Pakistan´s top judge has vowed to set up more than 100 gender-based violence courts in the patriarchal country regularly ranked as among the most dangerous in the world for women.
Chief Justice Asif Saeed Khosa said the Supreme Court is "in the offing to set up 116 gender-based violence courts and also child courts in every district in Pakistan".
The courts "will be designed to look entirely different both in their infrastructure and working than other courts," he told judges in the capital Islamabad on Wednesday.
He offered no further details, and Supreme Court officials told AFP the plan is still being discussed.
Women have long fought for their rights in Pakistan, where activists say men commit "pervasive" violence against them, often with impunity.
Justice is elusive in a sluggish court system advocates say is slanted against female victims.
Many cases of violence against women in rural areas are not reported to authorities and instead mediated by village councils, often in a manner that is punitive for women.

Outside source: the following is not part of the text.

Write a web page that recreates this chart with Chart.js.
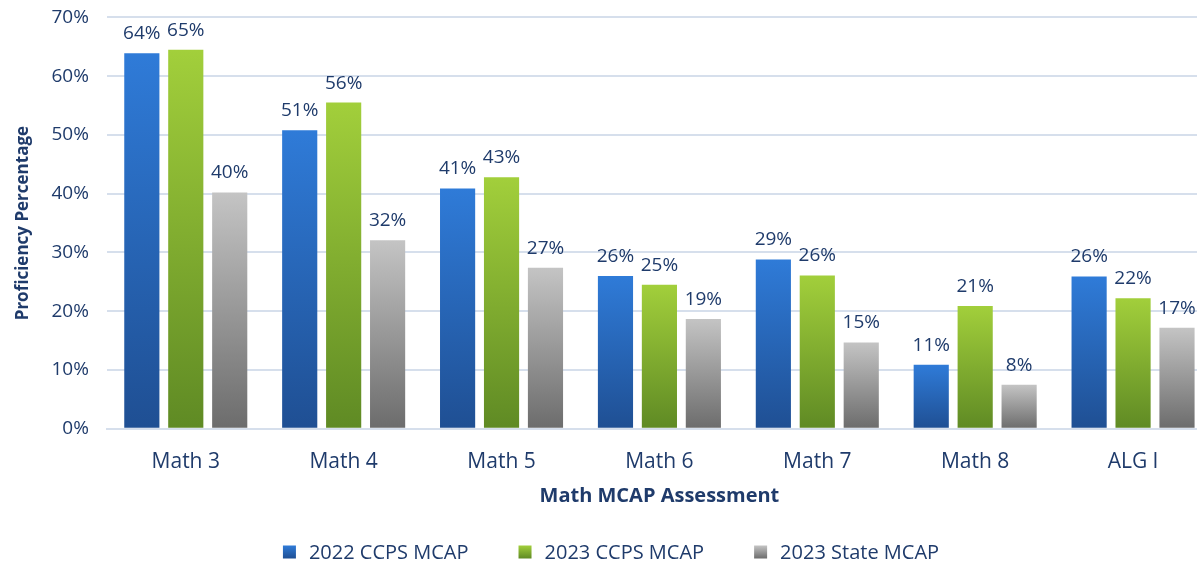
<!DOCTYPE html>
<html>
<head>
<meta charset="utf-8">
<script src="https://cdn.jsdelivr.net/npm/chart.js@4.4.0/dist/chart.umd.min.js"></script>
<style>
  html, body { margin: 0; padding: 0; background: #fff; overflow: hidden; }
  #wrap { width: 1212px; height: 585px; margin-top: -12px; position: relative; }
</style>
</head>
<body>
<div id="wrap"><canvas id="chart"></canvas></div>
<script>
const categories = ['Math 3', 'Math 4', 'Math 5', 'Math 6', 'Math 7', 'Math 8', 'ALG I'];
const seriesNames = ['2022 CCPS MCAP', '2023 CCPS MCAP', '2023 State MCAP'];
const ccps2022 = [63.9, 50.8, 40.9, 26, 28.8, 10.9, 25.9];
const ccps2023 = [64.5, 55.5, 42.8, 24.5, 26.1, 20.9, 22.2];
const state2023 = [40.2, 32.1, 27.4, 18.7, 14.7, 7.5, 17.2];
const yTicks = [0, 10, 20, 30, 40, 50, 60, 70];

const textColor = '#1f3b6b';
const fontFam = '"Open Sans", sans-serif';
const shades = [['#2f7bd8', '#1f4f93'], ['#a2cf3b', '#5f8a24'], ['#c4c4c4', '#6c6c6c']];

function barGradient(top, bottom) {
  return function(ctx) {
    const chart = ctx.chart;
    const y = chart.scales.y;
    if (!chart.chartArea || !y || ctx.raw === undefined) return top;
    const y0 = y.getPixelForValue(ctx.raw);
    const y1 = y.getPixelForValue(0);
    const g = chart.ctx.createLinearGradient(0, y0, 0, y1);
    g.addColorStop(0, top);
    g.addColorStop(1, bottom);
    return g;
  };
}

// percent labels above each bar
const valueLabels = {
  id: 'valueLabels',
  afterDatasetsDraw(chart) {
    const c = chart.ctx;
    c.save();
    c.font = '19px ' + fontFam;
    c.fillStyle = textColor;
    c.textAlign = 'center';
    c.textBaseline = 'bottom';
    chart.data.datasets.forEach((ds, i) => {
      chart.getDatasetMeta(i).data.forEach((bar, j) => {
        c.fillText(Math.round(ds.data[j]) + '%', bar.x, bar.y - 10);
      });
    });
    c.restore();
  }
};

// legend row at the bottom, wider spacing than the built-in one
const bottomLegend = {
  id: 'bottomLegend',
  afterDraw(chart) {
    const c = chart.ctx;
    const box = 13, textGap = 13, itemGap = 50;
    const cy = chart.height - 21;
    c.save();
    c.font = '20px ' + fontFam;
    c.textBaseline = 'middle';
    const widths = chart.data.datasets.map(ds => c.measureText(ds.label).width);
    const total = widths.reduce((a, w) => a + box + textGap + w, 0) + itemGap * (widths.length - 1);
    let x = 611 - total / 2;
    chart.data.datasets.forEach((ds, i) => {
      const g = c.createLinearGradient(0, cy - box / 2, 0, cy + box / 2);
      g.addColorStop(0, shades[i][0]);
      g.addColorStop(1, shades[i][1]);
      c.fillStyle = g;
      c.fillRect(x, cy - box / 2, box, box);
      x += box + textGap;
      c.fillStyle = textColor;
      c.fillText(ds.label, x, cy + 1);
      x += widths[i] + itemGap;
    });
    c.restore();
  }
};

new Chart(document.getElementById('chart'), {
  type: 'bar',
  data: {
    labels: categories,
    datasets: [ccps2022, ccps2023, state2023].map((d, i) => ({
      label: seriesNames[i],
      data: d,
      backgroundColor: barGradient(shades[i][0], shades[i][1])
    }))
  },
  options: {
    responsive: true,
    maintainAspectRatio: false,
    animation: false,
    categoryPercentage: 0.835,
    barPercentage: 0.8,
    layout: { padding: { top: 0, left: 0, right: 0, bottom: 65 } },
    plugins: {
      legend: { display: false },
      tooltip: { enabled: false }
    },
    scales: {
      x: {
        grid: { display: false },
        border: { color: '#d6dfec', width: 2 },
        ticks: {
          color: textColor,
          font: { family: fontFam, size: 21 },
          padding: 13
        },
        title: {
          display: true,
          text: 'Math MCAP Assessment',
          color: textColor,
          font: { family: fontFam, size: 20, weight: 'bold' },
          padding: { top: -4, bottom: 0 }
        }
      },
      y: {
        min: 0,
        max: 70,
        afterBuildTicks(axis) {
          axis.ticks = yTicks.map(v => ({ value: v }));
        },
        grid: { color: '#d6dfec', lineWidth: 2, drawTicks: false },
        border: { display: false },
        ticks: {
          color: textColor,
          font: { family: fontFam, size: 19 },
          padding: 18,
          callback: v => v + '%'
        },
        title: {
          display: true,
          text: 'Proficiency Percentage',
          color: textColor,
          font: { family: fontFam, size: 17, weight: 'bold' },
          padding: { top: 13, bottom: 0 }
        }
      }
    }
  },
  plugins: [valueLabels, bottomLegend]
});
</script>
</body>
</html>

Setting up gender-based violence courts is a "first step", said lawyer Benazir Jatoi -- though she warned that without clear mechanisms and effective implementation it was too soon to celebrate.
Jatoi cited a violence against women centre that was briefly set up in the central city of Multan.
"The present government in its shortsighted understanding of continuity of effective programmes stopped the funding for the centre," she told AFP.
"The newly-promised ... courts should not meet the same fate."